◆ Description of the task
Across the entries, how many lines have the string "this" in them? Reply with only a number.

[Plotting code records]
--------------------------------------------------

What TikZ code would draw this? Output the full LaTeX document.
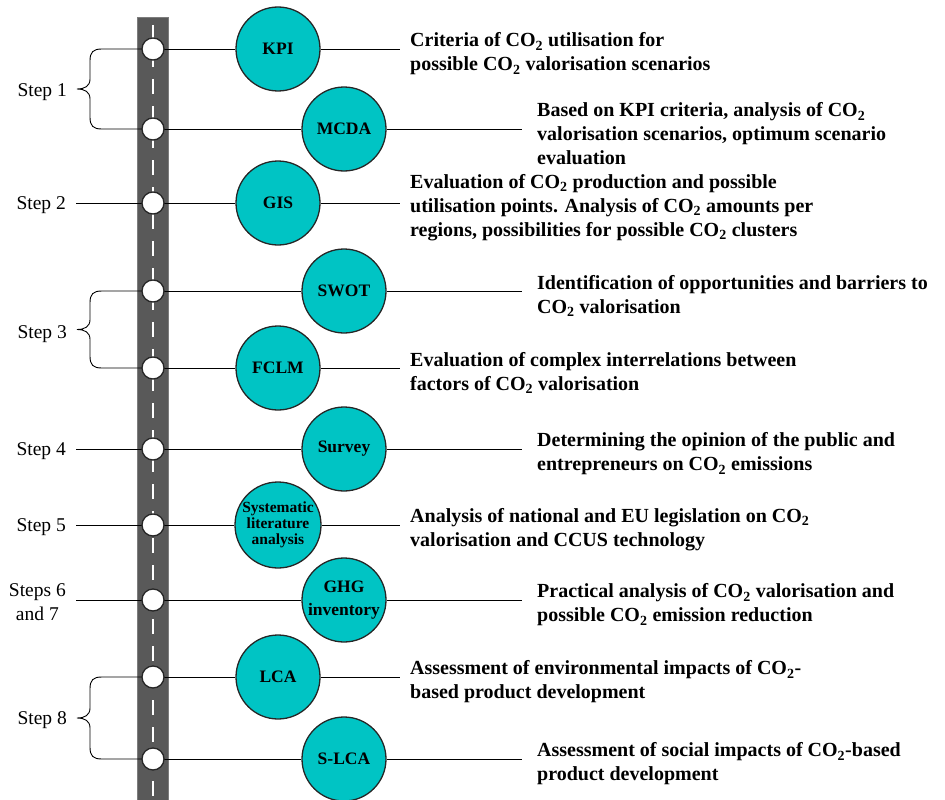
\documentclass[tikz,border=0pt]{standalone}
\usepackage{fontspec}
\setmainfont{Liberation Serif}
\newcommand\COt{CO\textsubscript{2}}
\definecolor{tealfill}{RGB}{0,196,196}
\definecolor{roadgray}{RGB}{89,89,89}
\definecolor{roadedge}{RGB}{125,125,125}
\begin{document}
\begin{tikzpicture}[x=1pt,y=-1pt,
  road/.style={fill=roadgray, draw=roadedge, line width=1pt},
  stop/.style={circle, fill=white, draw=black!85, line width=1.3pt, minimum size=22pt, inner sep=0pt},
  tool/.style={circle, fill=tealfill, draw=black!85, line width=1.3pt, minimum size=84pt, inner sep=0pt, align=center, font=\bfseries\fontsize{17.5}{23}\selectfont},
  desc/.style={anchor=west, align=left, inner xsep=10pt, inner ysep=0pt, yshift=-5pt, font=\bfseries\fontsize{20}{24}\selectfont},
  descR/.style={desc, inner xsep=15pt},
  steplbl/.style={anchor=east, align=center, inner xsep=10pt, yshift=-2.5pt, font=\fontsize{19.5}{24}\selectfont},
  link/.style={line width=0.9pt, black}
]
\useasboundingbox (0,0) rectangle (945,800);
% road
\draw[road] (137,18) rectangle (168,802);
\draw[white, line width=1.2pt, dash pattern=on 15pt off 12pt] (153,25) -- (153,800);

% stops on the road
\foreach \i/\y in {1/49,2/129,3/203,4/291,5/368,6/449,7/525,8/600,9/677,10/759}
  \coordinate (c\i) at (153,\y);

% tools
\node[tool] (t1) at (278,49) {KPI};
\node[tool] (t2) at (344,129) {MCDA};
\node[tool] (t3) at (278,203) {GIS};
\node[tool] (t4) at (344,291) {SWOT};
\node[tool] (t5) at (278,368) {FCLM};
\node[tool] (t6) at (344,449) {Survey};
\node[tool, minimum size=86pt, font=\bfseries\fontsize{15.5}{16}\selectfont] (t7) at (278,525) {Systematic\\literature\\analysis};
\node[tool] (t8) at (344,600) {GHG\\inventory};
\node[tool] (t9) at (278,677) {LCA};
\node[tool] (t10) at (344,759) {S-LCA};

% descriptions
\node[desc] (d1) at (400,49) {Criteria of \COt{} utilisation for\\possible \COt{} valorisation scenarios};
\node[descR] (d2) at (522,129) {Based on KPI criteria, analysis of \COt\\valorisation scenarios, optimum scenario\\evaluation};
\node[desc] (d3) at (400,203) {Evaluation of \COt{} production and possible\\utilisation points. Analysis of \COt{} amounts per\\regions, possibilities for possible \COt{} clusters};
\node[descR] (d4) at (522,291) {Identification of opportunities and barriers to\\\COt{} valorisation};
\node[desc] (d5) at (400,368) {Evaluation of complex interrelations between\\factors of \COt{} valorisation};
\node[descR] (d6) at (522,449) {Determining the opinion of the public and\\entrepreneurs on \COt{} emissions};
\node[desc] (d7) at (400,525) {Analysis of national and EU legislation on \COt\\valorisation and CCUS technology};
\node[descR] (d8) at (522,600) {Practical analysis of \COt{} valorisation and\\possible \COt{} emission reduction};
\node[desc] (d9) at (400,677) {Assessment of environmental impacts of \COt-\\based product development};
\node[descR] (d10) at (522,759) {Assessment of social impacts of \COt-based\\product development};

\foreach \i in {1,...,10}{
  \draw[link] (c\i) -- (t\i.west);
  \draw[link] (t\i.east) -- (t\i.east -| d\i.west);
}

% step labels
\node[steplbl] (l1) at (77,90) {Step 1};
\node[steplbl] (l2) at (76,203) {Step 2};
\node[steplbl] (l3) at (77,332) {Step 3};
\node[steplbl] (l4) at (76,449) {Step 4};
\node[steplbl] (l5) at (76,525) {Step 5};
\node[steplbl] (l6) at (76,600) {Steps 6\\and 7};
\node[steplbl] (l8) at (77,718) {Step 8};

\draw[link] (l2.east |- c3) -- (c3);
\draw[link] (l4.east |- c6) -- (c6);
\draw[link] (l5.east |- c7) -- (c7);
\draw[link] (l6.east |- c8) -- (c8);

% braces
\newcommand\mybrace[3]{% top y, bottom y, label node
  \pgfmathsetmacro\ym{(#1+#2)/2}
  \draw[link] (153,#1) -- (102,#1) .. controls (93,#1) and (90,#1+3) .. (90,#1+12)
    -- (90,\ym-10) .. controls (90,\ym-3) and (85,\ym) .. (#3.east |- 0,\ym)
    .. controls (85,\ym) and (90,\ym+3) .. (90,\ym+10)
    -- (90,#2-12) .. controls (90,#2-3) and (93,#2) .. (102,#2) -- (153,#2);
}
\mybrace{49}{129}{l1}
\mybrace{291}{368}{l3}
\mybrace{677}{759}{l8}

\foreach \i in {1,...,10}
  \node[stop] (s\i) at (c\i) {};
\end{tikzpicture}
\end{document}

--------------------------------------------------

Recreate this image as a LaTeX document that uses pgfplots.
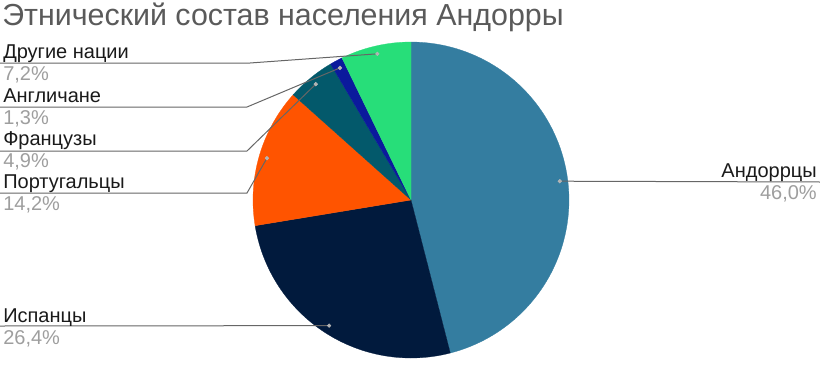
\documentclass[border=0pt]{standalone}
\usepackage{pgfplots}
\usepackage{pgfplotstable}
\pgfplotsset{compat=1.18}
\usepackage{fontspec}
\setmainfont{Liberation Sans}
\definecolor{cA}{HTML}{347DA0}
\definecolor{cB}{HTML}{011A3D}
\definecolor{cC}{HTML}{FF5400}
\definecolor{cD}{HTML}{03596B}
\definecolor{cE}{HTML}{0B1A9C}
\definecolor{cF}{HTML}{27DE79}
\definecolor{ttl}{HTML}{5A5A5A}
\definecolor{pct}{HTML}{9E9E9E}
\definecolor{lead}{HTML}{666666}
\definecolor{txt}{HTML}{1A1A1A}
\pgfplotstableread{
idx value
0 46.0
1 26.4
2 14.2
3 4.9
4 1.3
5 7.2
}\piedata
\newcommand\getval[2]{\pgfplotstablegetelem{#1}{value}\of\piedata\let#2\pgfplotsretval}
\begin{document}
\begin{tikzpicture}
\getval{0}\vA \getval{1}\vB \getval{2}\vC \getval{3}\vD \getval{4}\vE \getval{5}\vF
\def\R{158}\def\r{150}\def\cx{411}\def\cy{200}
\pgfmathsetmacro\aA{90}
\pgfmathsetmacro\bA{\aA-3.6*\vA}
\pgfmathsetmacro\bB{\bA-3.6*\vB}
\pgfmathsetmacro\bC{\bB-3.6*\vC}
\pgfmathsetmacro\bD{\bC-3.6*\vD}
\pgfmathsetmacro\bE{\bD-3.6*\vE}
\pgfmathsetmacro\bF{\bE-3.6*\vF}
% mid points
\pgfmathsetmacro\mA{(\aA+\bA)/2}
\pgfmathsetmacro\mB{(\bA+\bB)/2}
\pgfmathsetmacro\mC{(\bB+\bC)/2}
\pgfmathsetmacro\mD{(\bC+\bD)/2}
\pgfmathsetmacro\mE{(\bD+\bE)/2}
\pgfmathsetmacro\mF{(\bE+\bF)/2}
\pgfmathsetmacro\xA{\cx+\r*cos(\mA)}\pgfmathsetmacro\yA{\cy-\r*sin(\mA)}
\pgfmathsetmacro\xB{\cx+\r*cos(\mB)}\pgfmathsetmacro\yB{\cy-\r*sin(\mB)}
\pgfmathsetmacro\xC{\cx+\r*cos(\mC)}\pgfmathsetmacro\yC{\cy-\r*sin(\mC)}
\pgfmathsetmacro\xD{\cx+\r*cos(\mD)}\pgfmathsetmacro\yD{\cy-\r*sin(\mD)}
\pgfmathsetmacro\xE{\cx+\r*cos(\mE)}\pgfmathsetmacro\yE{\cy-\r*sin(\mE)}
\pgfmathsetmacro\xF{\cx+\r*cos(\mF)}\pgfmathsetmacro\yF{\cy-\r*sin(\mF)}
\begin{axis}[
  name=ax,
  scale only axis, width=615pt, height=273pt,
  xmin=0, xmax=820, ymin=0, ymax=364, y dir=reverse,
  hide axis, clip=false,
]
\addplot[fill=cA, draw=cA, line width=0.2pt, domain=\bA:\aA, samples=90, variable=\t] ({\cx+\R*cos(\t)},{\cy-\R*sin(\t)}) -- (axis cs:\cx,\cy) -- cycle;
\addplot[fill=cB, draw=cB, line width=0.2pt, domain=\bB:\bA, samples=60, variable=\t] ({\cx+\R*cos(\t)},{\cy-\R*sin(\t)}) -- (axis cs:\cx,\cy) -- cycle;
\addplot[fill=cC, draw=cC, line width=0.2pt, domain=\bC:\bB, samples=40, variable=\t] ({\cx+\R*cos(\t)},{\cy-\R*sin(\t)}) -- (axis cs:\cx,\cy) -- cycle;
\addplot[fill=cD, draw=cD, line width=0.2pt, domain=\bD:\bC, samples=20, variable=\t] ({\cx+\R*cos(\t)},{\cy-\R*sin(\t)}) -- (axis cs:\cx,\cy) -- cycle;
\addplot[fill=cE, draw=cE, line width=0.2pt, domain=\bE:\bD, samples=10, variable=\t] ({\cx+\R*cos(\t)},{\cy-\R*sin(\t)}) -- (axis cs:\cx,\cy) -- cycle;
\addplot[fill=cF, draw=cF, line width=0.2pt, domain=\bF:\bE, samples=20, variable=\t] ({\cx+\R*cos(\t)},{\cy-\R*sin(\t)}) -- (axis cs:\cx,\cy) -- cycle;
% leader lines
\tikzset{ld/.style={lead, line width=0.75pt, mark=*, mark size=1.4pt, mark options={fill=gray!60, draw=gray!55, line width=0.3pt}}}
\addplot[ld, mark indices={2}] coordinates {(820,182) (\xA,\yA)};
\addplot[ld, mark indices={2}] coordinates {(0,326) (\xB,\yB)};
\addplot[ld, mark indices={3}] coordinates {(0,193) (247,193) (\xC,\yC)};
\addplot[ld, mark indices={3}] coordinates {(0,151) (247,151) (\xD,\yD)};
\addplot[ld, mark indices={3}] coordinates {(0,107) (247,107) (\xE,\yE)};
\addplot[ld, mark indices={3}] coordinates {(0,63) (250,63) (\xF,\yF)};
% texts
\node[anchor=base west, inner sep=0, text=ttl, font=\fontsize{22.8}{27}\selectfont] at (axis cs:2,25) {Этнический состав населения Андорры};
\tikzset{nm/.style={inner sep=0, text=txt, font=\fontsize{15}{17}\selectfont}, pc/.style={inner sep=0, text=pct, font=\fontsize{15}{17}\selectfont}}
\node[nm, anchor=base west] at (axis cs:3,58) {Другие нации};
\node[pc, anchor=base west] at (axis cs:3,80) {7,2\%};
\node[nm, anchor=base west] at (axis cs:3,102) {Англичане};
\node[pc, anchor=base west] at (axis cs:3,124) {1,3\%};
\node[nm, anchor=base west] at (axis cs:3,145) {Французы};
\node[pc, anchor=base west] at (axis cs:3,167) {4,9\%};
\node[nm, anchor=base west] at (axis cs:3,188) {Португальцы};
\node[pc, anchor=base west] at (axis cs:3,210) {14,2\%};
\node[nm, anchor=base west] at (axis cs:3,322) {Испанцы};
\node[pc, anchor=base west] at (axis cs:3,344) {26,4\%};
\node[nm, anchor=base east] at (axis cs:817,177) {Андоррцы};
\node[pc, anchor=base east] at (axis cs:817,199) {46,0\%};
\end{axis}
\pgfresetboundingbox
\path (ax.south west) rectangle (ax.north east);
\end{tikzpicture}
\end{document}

--------------------------------------------------

◆ Written solution
2